(Raw records)
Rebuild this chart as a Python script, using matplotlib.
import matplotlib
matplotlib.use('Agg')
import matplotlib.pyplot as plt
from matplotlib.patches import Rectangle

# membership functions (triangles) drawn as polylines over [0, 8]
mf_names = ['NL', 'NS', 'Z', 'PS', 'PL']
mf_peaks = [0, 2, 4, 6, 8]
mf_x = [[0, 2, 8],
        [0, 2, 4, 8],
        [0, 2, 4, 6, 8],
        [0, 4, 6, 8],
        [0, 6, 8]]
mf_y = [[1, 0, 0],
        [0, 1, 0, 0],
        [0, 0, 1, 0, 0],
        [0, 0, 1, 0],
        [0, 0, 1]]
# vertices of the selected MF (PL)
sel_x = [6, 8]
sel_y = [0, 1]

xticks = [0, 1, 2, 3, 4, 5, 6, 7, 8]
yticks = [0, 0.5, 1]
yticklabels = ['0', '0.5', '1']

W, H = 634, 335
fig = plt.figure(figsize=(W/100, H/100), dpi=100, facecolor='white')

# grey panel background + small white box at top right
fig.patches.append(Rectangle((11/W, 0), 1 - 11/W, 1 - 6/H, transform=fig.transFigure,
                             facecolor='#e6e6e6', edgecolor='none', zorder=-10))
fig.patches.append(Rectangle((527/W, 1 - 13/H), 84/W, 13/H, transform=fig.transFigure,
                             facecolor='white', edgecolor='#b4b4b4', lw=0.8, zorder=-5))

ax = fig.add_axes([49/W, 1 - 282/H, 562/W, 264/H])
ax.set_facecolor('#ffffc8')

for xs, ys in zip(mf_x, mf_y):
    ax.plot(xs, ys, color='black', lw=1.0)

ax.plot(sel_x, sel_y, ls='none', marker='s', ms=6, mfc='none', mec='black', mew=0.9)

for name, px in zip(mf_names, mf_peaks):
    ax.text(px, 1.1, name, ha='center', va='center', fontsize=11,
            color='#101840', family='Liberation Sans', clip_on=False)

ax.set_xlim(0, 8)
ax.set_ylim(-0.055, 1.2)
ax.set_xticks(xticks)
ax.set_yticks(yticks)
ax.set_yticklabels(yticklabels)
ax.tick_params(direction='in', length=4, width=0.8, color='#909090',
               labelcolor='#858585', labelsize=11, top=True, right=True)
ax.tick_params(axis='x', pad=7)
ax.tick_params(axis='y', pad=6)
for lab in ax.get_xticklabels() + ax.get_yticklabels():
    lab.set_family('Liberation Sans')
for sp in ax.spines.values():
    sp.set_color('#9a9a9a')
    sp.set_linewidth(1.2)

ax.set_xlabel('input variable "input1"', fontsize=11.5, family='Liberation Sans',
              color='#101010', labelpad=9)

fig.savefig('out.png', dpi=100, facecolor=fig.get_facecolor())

* * *

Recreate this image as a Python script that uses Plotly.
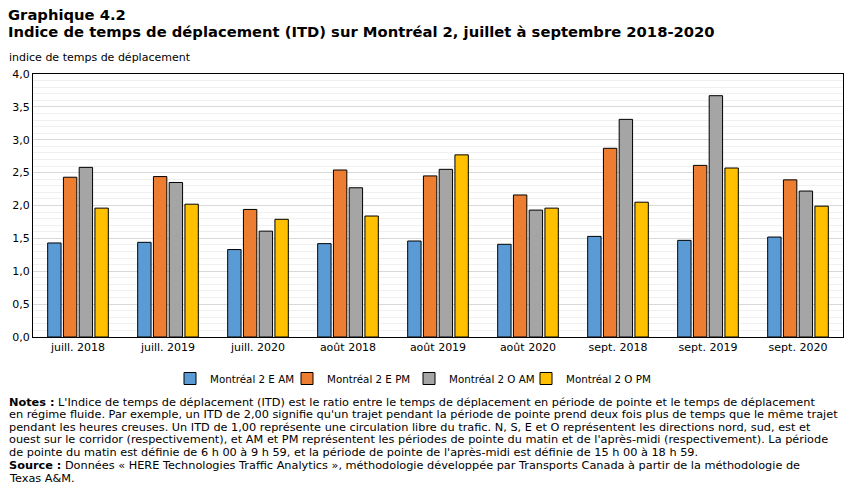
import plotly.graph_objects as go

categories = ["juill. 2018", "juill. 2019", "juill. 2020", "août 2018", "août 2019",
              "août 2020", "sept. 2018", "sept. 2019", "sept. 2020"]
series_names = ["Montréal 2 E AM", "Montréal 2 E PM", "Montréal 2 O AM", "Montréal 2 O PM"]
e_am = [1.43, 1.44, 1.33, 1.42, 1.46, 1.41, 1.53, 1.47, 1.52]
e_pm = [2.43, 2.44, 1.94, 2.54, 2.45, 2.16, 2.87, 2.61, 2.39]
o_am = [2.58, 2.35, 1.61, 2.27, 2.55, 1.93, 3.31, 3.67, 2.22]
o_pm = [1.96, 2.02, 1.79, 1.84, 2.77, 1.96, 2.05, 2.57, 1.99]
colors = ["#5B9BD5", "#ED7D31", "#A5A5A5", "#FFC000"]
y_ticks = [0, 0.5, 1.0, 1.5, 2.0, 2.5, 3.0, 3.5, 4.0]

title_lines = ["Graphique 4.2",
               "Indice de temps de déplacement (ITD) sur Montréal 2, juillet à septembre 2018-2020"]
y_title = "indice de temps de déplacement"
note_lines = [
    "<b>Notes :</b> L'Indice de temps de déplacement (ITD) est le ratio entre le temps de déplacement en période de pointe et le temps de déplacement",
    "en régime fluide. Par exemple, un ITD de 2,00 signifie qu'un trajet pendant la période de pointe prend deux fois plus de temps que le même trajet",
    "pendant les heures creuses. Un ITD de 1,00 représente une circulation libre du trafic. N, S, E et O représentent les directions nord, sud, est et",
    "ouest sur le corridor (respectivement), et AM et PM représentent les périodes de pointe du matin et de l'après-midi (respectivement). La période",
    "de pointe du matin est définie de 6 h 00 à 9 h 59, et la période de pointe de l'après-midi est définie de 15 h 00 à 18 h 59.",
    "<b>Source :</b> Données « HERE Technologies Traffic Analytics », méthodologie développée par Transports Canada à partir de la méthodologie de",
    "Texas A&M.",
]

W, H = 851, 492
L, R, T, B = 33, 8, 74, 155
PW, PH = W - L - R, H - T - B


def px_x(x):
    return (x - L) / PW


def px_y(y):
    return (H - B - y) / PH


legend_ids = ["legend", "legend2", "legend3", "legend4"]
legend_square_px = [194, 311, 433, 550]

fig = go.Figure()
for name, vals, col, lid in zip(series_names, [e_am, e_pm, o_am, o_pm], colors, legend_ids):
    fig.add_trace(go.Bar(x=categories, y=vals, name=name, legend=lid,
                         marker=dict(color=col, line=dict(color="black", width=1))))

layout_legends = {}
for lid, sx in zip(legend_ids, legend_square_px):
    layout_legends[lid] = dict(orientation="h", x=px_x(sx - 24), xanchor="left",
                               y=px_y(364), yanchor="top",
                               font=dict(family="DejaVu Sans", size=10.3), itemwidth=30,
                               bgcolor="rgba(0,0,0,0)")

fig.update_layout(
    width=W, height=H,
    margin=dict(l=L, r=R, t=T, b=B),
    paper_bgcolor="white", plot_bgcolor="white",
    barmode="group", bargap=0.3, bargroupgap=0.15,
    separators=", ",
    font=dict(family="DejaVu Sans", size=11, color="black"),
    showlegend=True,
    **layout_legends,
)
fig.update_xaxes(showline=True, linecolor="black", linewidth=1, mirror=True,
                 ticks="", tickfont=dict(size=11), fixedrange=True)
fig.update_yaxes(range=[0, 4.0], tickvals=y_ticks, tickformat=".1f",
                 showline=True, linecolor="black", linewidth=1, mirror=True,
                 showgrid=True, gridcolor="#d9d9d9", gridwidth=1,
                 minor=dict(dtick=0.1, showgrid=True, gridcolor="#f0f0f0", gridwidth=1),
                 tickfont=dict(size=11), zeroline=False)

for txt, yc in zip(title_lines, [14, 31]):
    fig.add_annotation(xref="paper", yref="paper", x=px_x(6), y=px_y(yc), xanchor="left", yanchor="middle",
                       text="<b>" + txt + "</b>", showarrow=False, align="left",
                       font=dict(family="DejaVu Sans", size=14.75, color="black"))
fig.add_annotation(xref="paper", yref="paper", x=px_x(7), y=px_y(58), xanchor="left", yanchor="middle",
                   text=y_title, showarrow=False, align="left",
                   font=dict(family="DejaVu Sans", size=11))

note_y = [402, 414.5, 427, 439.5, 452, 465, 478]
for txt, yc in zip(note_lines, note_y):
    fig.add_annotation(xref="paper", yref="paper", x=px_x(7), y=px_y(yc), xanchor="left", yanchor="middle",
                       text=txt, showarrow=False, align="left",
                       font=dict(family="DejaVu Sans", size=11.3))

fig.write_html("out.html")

...

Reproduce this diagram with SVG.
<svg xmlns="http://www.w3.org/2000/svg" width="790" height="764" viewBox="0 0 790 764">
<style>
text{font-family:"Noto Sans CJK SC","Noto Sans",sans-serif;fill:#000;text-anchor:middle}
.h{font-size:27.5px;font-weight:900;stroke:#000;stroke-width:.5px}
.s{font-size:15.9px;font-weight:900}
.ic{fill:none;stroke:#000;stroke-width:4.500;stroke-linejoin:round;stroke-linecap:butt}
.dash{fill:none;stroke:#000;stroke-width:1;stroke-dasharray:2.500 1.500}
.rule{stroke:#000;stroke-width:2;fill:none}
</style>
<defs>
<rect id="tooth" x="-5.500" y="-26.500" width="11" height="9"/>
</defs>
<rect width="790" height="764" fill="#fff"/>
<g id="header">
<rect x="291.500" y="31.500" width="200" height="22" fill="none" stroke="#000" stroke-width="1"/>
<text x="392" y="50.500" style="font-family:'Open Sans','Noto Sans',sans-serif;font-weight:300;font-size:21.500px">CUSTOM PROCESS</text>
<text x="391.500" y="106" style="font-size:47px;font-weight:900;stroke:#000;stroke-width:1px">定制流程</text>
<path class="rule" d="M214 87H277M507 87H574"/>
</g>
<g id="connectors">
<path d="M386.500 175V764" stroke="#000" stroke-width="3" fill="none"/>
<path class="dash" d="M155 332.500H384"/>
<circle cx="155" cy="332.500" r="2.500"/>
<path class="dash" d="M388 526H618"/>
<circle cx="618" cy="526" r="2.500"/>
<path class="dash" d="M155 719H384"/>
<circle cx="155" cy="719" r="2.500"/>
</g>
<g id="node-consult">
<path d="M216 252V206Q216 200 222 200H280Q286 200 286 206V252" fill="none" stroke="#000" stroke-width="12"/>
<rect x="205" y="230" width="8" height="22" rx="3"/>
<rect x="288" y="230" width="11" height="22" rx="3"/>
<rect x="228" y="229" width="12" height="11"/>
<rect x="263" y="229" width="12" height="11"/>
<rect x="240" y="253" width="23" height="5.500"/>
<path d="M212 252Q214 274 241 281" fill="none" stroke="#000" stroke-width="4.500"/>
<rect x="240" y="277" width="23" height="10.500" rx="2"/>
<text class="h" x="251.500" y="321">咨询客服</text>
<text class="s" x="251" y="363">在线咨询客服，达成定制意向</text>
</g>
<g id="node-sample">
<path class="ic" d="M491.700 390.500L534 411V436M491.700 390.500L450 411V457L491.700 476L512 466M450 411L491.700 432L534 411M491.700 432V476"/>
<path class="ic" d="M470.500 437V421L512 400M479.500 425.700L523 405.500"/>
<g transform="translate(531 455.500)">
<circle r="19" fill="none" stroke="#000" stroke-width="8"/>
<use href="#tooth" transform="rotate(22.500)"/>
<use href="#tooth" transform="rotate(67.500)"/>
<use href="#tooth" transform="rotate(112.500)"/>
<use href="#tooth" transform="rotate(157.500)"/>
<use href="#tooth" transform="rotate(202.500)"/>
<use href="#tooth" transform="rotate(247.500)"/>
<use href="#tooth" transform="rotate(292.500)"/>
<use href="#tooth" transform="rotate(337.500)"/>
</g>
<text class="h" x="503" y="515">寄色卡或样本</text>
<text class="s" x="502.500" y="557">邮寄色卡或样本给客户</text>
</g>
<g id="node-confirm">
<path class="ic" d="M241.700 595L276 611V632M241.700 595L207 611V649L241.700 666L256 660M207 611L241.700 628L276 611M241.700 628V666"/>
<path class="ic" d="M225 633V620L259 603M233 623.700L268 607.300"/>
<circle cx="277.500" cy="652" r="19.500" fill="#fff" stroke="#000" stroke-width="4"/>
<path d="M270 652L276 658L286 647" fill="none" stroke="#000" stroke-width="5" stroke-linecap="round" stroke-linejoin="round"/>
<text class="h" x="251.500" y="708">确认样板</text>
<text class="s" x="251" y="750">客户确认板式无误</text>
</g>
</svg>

§ Stated task: Return exactly the lines from the one with "Recreate this image" to the one with "import plotly.graph_objects as go", both ends kept, and only those. Images are left out.

§ Response:
Recreate this image as a Python script that uses Plotly.
import plotly.graph_objects as go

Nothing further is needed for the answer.